• The request
Your task is to repeat the lines from the line with "What matplotlib code" to the line with "plt.rcParams['font.family'] = ['Liberation Sans', 'DejaVu", both ends included, and nothing else. Pictures stay out of the copy.

• Dataset rows
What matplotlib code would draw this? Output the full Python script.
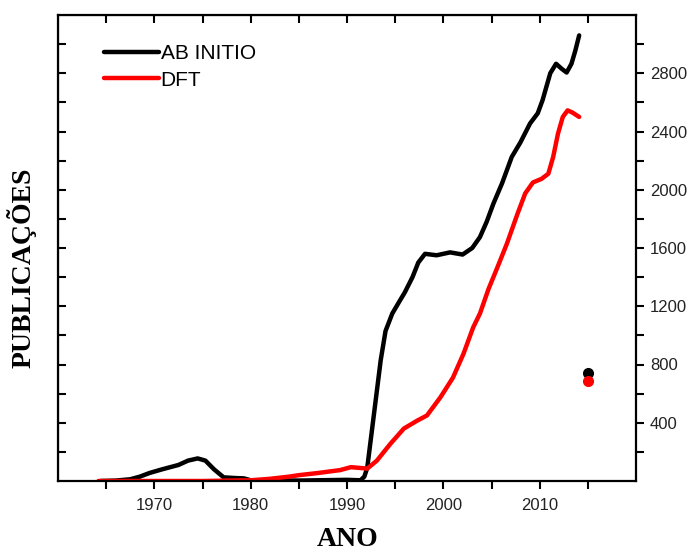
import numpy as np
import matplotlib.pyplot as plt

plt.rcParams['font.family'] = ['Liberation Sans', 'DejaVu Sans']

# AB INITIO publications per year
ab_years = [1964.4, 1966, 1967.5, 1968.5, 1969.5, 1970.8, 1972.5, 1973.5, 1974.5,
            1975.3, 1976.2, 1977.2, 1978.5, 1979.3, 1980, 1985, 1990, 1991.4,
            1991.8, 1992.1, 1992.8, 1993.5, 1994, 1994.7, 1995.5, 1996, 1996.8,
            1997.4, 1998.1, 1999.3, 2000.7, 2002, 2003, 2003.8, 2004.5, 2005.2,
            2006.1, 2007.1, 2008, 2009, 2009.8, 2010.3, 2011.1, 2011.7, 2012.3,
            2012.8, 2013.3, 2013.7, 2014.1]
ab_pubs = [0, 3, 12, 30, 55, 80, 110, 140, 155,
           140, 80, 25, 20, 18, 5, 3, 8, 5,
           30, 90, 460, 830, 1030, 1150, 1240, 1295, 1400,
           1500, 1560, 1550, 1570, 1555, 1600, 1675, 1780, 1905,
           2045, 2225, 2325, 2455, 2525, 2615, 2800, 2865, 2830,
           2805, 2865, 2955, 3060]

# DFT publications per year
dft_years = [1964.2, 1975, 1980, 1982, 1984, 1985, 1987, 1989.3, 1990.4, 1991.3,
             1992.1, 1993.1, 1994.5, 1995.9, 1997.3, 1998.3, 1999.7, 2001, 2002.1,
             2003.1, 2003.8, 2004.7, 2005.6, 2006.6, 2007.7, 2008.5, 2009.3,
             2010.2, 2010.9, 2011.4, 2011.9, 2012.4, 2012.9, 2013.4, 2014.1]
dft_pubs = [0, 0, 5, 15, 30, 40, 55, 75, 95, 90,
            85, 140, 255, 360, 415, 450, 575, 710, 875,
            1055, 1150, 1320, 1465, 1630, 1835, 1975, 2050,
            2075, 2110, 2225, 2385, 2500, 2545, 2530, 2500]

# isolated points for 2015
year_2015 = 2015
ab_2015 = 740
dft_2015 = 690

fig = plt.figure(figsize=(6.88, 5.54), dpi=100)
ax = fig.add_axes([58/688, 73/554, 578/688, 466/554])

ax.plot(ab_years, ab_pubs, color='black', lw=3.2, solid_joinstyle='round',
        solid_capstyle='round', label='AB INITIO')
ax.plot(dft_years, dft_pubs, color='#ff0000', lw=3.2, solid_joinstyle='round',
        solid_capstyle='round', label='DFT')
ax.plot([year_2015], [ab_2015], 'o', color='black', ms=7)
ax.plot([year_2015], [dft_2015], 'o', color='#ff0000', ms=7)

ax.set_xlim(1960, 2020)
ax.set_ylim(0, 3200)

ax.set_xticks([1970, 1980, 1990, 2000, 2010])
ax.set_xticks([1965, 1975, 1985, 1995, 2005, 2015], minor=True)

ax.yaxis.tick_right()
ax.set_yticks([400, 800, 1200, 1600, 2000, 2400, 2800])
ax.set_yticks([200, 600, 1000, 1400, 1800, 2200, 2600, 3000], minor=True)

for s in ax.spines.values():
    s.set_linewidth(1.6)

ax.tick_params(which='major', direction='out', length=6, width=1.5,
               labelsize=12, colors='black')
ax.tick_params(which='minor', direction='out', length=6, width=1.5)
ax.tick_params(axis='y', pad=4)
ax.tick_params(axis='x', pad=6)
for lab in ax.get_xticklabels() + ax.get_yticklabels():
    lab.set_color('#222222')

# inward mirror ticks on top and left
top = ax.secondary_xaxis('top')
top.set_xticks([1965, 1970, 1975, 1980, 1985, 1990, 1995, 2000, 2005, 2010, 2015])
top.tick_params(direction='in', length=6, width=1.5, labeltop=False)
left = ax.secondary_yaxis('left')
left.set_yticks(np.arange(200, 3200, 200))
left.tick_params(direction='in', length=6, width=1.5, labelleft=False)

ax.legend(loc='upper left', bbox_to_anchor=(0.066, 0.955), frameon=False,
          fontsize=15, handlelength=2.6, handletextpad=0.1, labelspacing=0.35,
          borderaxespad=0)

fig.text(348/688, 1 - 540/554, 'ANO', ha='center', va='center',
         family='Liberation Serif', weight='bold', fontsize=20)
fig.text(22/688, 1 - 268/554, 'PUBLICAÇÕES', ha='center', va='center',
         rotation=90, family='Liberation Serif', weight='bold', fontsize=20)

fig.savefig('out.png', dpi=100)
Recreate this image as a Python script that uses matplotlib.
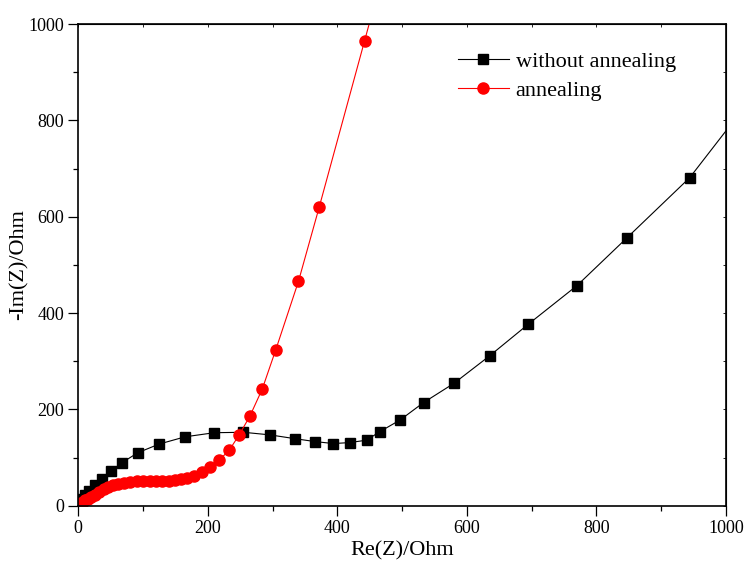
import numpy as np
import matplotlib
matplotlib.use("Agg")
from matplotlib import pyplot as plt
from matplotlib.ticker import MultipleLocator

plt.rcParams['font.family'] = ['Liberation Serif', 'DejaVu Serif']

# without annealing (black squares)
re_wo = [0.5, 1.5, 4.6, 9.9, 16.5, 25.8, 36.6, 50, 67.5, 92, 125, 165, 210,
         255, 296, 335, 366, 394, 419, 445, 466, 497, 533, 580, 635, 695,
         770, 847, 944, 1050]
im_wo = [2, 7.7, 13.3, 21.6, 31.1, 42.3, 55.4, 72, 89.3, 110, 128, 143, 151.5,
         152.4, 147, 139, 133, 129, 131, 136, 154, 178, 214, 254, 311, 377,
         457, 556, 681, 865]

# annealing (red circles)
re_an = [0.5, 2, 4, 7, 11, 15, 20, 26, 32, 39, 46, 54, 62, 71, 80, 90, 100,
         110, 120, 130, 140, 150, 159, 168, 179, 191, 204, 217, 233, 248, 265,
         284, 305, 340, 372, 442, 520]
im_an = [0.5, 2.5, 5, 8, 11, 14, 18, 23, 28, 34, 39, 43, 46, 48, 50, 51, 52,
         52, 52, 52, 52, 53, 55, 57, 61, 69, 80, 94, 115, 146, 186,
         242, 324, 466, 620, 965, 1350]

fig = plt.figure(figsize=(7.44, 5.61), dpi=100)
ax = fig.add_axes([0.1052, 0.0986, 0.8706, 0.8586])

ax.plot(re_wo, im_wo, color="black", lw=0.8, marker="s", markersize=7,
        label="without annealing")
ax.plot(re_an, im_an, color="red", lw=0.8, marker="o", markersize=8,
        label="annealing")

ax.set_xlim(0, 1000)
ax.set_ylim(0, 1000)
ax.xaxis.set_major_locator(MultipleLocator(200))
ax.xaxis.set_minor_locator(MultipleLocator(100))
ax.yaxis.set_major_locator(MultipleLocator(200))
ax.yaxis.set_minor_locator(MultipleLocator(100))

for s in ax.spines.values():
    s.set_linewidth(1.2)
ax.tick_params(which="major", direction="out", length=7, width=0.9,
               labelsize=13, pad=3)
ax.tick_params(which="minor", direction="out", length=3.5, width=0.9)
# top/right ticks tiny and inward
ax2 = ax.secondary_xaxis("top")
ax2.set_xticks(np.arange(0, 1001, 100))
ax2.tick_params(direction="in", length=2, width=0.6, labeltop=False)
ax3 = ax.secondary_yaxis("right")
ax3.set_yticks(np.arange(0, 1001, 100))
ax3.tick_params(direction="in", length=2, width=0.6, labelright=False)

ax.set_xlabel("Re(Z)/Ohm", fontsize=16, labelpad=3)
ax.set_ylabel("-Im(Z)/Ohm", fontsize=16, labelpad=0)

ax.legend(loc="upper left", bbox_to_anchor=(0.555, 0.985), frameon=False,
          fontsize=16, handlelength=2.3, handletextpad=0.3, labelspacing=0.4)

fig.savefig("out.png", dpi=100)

---

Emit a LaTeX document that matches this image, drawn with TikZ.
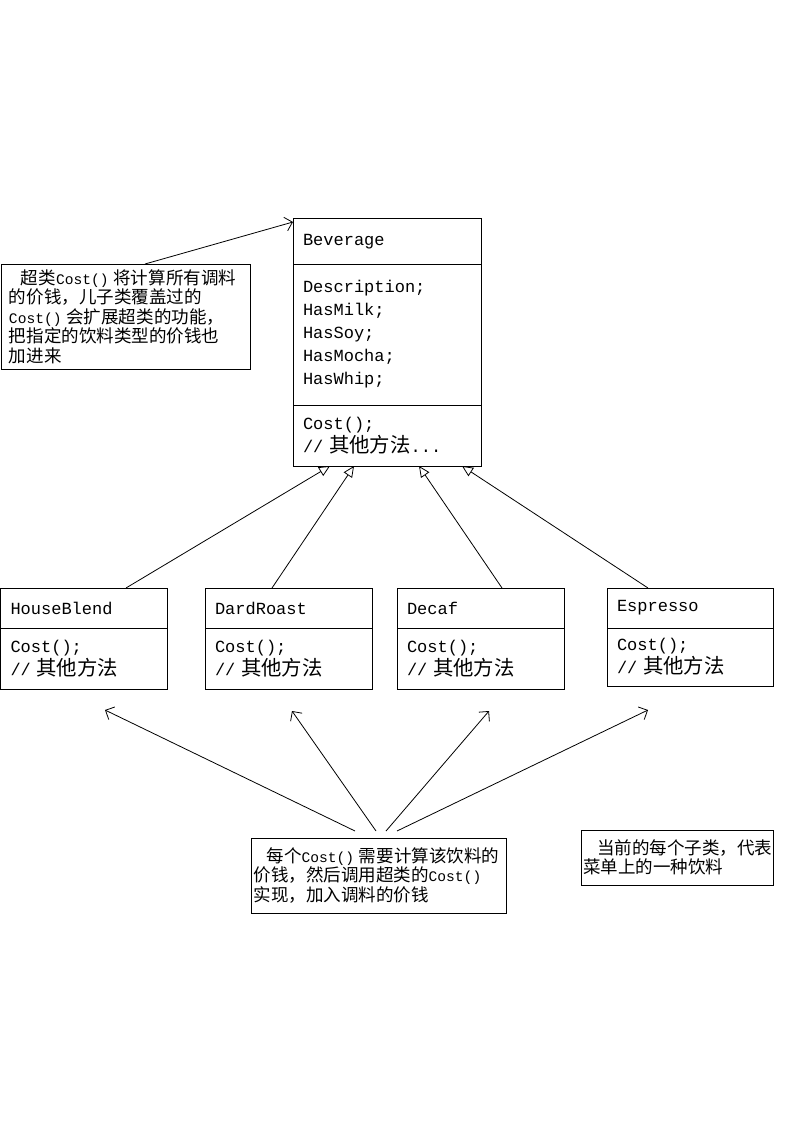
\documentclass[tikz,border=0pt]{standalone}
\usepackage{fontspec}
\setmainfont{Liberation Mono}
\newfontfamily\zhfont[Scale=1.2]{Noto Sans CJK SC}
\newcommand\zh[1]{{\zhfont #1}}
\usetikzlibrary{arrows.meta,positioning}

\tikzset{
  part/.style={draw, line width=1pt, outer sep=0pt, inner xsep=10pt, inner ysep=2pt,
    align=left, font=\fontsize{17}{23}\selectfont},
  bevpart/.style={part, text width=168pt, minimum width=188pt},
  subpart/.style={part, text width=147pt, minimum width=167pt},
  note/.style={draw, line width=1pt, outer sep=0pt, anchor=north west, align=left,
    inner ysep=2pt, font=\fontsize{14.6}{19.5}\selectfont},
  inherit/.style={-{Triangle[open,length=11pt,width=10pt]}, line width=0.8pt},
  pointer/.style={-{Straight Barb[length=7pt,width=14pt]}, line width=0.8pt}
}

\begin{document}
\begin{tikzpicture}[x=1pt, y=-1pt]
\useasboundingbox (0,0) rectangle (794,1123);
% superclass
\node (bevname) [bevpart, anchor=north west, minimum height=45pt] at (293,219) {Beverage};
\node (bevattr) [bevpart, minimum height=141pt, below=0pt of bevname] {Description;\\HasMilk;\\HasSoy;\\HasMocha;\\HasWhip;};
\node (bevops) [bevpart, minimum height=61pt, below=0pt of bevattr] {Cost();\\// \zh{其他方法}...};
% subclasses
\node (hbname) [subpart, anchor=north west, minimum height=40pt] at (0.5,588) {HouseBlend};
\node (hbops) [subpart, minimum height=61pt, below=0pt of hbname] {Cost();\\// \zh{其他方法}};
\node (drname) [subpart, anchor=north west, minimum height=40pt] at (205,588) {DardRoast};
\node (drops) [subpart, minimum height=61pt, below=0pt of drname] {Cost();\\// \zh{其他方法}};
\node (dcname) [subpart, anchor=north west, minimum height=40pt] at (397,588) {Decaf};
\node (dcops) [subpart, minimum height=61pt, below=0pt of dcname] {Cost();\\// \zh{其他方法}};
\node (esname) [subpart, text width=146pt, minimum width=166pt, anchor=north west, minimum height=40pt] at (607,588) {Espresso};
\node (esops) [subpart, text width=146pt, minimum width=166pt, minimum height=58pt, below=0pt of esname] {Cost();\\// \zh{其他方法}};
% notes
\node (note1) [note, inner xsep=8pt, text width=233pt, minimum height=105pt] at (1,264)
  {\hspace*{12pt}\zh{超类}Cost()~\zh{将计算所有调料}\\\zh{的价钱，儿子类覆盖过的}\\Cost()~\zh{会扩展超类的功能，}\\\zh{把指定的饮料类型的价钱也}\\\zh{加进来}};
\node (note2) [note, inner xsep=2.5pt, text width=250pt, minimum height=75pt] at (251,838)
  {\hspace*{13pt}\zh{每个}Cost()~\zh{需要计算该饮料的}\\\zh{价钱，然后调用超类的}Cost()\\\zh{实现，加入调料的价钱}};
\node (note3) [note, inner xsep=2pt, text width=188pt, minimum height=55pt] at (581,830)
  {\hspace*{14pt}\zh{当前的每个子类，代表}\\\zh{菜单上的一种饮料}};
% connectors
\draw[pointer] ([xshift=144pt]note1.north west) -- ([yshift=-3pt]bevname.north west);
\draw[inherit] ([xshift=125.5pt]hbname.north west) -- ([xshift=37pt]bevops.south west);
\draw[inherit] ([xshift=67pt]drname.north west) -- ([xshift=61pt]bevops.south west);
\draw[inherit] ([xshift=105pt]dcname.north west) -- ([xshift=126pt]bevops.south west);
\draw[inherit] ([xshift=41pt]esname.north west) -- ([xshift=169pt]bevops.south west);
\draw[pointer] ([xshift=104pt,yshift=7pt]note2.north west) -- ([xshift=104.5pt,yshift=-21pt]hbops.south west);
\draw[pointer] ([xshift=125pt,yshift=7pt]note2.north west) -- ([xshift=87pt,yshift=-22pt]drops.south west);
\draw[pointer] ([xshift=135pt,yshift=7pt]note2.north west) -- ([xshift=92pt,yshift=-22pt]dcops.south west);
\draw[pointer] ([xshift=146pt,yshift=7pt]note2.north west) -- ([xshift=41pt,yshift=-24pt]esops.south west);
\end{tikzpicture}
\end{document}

• Exercise response
What matplotlib code would draw this? Output the full Python script.
import numpy as np
import matplotlib.pyplot as plt

plt.rcParams['font.family'] = ['Liberation Sans', 'DejaVu Sans']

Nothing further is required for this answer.